Domestic energy prices sustained their gradual upward trajectory, as the average cost of gasoline firmed by 1.3%, month-on-month, to $5.47 per gallon in June, while the price of diesel declined marginally by 0.4% to $5.06 per gallon. Relative to the same period of 2013, both fuels rose by 1.5% and 0.2%, respectively.
The Government’s overall deficit for the eleven months of FY2013/14, narrowed by $65.0 million (14.6%) to $379.0 million, as growth in total receipts of $77.1 million (6.2%) to $1,327.4 million, outpaced the $12.1 million (0.7%) increase in aggregate expenditure to $1,706.4 million. Revenue performance featured a $47.6 million (36.8%) hike in non-tax receipts, to $176.9 million, explained by increases in fines, forfeits & administrative fees, and a dividend boosted increment to income from “other sources”, of $35.5 million (40.9%) and $18.5 million (59.1%), respectively. The tax component was higher by $29.1 million (2.6%) at $1,150.0 million, as business & professional fees firmed by $63.6 million (54.7%), reflecting the implementation of a new broad-based, graduated fee schedule for businesses, based on turnover, and the increase in fees for international banks and trust companies. In contrast, non-trade tax receipts fell by $12.4 million (3.0%), as departure tax revenues declined by $20.3 million (15.5%) from the prior year, when one-off inflows from a major carrier boosted this category. In addition, receipts from taxes levied on both property sales and existing structures, contracted by $2.2 million (2.7%) and $1.3 million (1.3%), respectively; however, revenues from other “non-allocated” taxes firmed by 43.1% ($11.3 million).

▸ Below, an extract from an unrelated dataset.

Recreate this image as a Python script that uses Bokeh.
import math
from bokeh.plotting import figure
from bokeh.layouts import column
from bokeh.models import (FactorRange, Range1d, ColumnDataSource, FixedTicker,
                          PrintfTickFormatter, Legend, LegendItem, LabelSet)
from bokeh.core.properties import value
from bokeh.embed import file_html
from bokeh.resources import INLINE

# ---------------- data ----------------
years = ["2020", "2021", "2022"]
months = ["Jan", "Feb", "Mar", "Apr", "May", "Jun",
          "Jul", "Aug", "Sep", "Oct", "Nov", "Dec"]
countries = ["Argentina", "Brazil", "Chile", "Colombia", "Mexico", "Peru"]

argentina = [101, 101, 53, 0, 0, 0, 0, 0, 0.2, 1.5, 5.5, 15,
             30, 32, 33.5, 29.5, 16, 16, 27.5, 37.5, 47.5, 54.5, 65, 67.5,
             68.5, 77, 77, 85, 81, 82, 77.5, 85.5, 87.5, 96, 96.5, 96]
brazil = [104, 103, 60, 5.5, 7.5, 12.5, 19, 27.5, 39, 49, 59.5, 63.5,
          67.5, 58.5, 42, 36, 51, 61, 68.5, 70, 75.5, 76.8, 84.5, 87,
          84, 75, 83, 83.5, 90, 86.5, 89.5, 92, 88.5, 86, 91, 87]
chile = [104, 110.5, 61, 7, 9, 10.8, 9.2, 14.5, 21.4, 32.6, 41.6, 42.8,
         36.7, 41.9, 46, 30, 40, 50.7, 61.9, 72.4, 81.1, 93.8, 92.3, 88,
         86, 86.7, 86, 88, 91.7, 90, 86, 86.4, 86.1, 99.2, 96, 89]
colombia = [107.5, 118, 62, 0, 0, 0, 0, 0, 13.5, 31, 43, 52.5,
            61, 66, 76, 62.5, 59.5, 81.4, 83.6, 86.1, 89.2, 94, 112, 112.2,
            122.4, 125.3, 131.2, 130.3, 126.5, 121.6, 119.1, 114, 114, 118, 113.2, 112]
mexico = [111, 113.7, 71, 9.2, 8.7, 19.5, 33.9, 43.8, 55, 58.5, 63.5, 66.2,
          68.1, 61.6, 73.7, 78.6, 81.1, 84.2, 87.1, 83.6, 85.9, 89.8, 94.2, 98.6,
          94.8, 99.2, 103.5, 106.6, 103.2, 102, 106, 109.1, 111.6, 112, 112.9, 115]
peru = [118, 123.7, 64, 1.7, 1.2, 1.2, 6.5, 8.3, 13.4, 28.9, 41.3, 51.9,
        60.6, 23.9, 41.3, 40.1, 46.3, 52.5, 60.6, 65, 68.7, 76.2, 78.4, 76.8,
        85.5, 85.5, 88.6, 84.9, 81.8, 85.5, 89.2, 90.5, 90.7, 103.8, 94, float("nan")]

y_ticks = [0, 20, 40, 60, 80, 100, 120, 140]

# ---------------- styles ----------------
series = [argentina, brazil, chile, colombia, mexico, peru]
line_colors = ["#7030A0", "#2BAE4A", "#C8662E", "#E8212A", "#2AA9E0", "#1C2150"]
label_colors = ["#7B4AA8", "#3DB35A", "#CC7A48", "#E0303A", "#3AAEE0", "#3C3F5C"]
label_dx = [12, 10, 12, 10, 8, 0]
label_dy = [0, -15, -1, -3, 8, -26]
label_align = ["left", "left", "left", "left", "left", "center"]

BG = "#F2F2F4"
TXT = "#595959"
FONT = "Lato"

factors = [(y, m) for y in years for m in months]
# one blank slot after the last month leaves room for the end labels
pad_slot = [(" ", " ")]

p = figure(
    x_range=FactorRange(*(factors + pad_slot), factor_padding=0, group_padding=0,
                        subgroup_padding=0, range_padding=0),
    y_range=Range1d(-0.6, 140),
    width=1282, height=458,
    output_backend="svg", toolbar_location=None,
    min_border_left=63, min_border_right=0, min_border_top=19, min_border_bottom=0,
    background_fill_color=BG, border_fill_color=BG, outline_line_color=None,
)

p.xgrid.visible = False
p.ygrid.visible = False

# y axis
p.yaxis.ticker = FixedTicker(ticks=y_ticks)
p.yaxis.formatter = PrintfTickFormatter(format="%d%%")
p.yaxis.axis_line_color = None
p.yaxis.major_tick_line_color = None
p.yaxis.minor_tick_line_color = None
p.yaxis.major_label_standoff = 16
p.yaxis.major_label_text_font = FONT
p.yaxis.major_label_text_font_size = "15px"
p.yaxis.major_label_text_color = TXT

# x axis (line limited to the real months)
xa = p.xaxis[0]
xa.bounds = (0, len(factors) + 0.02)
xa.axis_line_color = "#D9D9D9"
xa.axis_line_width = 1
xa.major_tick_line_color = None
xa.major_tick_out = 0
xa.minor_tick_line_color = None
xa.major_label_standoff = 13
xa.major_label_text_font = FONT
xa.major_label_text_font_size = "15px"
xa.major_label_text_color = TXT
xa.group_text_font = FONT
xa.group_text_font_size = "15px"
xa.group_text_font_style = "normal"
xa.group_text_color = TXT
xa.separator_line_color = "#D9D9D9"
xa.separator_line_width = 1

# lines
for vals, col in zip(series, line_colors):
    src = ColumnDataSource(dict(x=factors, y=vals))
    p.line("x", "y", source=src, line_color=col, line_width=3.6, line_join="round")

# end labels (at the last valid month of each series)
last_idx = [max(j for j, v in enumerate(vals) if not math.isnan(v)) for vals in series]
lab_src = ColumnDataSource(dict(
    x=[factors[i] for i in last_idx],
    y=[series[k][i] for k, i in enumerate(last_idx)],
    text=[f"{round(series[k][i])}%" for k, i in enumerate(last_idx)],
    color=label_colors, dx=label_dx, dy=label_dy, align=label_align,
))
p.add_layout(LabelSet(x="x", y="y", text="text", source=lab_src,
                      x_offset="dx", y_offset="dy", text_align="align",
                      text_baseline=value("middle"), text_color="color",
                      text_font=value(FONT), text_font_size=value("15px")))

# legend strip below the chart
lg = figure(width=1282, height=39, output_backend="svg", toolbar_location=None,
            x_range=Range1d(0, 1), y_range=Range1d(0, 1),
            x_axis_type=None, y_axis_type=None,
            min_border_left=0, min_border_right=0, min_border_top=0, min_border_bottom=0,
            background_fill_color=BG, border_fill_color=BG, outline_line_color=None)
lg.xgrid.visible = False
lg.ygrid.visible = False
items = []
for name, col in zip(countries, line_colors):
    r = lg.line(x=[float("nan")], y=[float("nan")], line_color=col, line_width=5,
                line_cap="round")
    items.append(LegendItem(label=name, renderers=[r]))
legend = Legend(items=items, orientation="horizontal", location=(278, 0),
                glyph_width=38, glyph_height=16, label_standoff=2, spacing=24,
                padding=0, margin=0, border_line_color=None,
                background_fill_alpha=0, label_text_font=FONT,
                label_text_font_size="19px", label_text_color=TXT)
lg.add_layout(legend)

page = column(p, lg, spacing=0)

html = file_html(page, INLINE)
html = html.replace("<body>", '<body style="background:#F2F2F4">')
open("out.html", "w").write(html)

Government spending on current items expanded by $36.9 million (2.7%) to $1,430.5 million. Specifically, the reclassification of certain health care-related outlays, from purchases in goods & services to transfers, contributed mainly to the $34.1 million (11.3%) fall in the former and the $54.6 million (10.0%) hike in the latter. Additionally, interest payments expanded by $12.7 million (6.7%), buoyed by the higher stock of outstanding debt, while outlays for wages & salaries advanced by $16.4 million (3.0%). Capital expenditure contracted by $2.1 million (1.0%) to $208.5 million, as the $51.0 million (29.9%) decrease in infrastructural spending, and $12.1 million reduction in transfers to non-financial public enterprises were completely offset by a four-fold surge in outlays for asset acquisitions, of $62.1 million to $86.8 million—primarily associated with the delivery of one of a series of new vessels acquired by the Defence Force.

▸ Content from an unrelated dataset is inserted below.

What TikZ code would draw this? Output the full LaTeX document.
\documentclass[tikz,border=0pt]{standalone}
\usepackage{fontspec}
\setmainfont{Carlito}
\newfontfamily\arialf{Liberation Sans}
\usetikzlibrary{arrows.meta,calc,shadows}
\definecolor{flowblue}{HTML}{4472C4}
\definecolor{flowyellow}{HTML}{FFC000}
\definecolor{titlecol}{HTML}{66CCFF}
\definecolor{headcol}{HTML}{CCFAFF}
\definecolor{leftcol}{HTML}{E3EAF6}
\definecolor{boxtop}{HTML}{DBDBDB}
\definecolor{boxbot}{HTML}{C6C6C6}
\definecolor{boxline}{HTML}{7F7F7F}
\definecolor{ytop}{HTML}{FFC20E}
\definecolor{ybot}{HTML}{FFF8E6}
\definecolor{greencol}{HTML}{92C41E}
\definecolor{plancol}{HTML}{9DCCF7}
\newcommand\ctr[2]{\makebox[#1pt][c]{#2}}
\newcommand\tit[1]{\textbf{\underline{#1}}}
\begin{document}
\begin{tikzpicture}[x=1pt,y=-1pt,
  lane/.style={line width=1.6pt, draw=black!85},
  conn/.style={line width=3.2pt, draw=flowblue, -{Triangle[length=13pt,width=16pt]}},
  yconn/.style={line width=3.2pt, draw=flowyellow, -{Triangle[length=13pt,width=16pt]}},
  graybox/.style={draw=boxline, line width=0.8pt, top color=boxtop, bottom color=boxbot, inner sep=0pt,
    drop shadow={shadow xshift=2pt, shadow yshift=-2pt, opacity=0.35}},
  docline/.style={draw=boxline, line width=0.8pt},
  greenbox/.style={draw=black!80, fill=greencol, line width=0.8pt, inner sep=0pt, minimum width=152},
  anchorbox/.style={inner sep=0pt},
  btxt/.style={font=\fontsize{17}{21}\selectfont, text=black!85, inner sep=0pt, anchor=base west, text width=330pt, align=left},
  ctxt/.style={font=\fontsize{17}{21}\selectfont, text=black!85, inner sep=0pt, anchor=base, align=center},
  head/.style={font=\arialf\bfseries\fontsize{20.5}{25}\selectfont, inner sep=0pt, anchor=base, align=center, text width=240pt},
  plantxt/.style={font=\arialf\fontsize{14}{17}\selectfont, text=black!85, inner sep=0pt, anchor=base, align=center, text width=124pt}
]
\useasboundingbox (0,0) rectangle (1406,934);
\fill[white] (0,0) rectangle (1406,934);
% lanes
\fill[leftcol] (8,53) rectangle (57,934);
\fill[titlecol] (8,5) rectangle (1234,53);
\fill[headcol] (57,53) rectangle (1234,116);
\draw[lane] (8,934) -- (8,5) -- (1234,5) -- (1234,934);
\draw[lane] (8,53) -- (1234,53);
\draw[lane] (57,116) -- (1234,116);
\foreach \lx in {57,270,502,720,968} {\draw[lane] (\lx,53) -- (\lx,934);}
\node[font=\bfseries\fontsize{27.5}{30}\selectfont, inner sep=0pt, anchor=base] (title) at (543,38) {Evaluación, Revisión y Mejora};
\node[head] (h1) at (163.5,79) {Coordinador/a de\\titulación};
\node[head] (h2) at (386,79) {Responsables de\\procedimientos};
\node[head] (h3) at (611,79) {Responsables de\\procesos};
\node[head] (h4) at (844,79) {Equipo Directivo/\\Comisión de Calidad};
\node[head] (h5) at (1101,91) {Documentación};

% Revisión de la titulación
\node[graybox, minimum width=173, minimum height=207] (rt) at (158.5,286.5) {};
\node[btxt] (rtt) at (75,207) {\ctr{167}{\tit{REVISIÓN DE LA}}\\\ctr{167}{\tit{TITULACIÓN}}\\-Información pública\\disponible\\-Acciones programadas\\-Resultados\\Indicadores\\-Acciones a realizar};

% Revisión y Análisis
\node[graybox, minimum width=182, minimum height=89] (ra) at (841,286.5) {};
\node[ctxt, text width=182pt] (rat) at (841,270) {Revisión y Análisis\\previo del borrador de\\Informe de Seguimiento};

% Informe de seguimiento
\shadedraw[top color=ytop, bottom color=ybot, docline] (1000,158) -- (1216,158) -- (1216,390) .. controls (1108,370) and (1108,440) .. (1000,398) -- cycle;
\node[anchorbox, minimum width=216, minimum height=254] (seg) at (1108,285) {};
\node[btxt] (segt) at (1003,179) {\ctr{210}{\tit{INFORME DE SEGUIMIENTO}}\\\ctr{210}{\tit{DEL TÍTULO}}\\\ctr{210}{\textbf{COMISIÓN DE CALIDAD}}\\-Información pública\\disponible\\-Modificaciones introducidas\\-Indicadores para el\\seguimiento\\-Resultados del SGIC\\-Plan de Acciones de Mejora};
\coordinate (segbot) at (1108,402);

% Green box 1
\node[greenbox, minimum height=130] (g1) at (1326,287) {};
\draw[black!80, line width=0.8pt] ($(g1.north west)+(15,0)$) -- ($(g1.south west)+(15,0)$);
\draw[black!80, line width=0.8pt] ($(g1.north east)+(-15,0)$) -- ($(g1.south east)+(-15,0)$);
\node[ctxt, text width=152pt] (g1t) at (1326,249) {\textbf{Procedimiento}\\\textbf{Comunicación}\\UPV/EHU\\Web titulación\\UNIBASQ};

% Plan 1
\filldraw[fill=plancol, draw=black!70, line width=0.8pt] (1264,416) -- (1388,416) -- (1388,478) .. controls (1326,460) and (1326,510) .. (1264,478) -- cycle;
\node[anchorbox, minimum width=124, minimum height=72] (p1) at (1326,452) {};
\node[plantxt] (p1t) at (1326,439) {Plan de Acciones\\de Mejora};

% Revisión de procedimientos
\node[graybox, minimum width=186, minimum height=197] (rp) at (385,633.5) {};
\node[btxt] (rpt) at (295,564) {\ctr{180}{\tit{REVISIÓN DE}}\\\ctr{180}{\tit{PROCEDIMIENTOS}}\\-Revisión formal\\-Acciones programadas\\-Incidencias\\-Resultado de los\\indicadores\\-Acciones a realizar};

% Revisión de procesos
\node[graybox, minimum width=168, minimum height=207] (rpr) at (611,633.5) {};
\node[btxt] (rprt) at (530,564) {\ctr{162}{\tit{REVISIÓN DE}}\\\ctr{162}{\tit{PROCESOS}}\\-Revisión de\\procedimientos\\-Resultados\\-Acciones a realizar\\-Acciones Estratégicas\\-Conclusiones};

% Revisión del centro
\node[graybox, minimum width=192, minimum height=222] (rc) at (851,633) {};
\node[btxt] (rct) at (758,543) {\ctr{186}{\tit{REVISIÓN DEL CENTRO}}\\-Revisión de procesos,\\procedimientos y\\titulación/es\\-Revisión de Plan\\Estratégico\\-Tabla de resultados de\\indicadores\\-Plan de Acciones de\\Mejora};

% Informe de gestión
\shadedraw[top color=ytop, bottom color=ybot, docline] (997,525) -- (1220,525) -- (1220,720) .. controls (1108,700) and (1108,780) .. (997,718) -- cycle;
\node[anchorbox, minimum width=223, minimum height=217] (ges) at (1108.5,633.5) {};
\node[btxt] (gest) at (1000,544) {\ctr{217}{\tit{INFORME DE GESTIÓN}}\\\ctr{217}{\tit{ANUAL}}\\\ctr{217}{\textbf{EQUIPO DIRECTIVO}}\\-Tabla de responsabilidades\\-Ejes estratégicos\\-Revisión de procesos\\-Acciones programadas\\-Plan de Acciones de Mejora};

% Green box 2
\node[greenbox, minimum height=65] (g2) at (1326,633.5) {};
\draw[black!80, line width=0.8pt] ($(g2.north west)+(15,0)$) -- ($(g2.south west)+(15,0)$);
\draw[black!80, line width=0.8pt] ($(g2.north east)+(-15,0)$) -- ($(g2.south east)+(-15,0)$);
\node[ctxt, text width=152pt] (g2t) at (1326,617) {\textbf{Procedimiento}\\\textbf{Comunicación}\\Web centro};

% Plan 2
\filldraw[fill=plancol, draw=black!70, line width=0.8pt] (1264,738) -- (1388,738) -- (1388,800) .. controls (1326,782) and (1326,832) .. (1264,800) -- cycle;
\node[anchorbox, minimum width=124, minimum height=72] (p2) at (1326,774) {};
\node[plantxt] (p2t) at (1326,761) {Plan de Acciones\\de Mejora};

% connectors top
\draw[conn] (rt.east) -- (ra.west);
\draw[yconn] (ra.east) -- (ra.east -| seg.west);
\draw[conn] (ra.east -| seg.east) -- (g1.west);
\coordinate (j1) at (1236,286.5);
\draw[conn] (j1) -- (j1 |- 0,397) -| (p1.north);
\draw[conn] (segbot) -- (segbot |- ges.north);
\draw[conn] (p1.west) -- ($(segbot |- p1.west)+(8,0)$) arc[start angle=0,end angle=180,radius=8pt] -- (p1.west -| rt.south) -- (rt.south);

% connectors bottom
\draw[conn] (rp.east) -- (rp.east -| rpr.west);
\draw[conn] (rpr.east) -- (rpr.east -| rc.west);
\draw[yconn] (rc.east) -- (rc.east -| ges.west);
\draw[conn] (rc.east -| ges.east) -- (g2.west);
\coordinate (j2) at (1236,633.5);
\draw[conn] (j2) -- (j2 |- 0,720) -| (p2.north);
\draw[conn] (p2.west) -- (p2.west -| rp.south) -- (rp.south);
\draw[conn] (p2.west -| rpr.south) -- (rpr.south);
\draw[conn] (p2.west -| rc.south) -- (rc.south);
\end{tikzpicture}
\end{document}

The deficit for the eleven-month period was financed from both external and domestic sources. External borrowings totaled $425.8 million, and comprised a US$300.0 million bond and $125.8 million in project-based loan proceeds, while domestic financing, at $466.0 million, included short-term foreign currency loans ($191.0 million), long-term bonds ($115.0 million), Treasury bills ($81.0 million) and loans & advances ($79.0 million).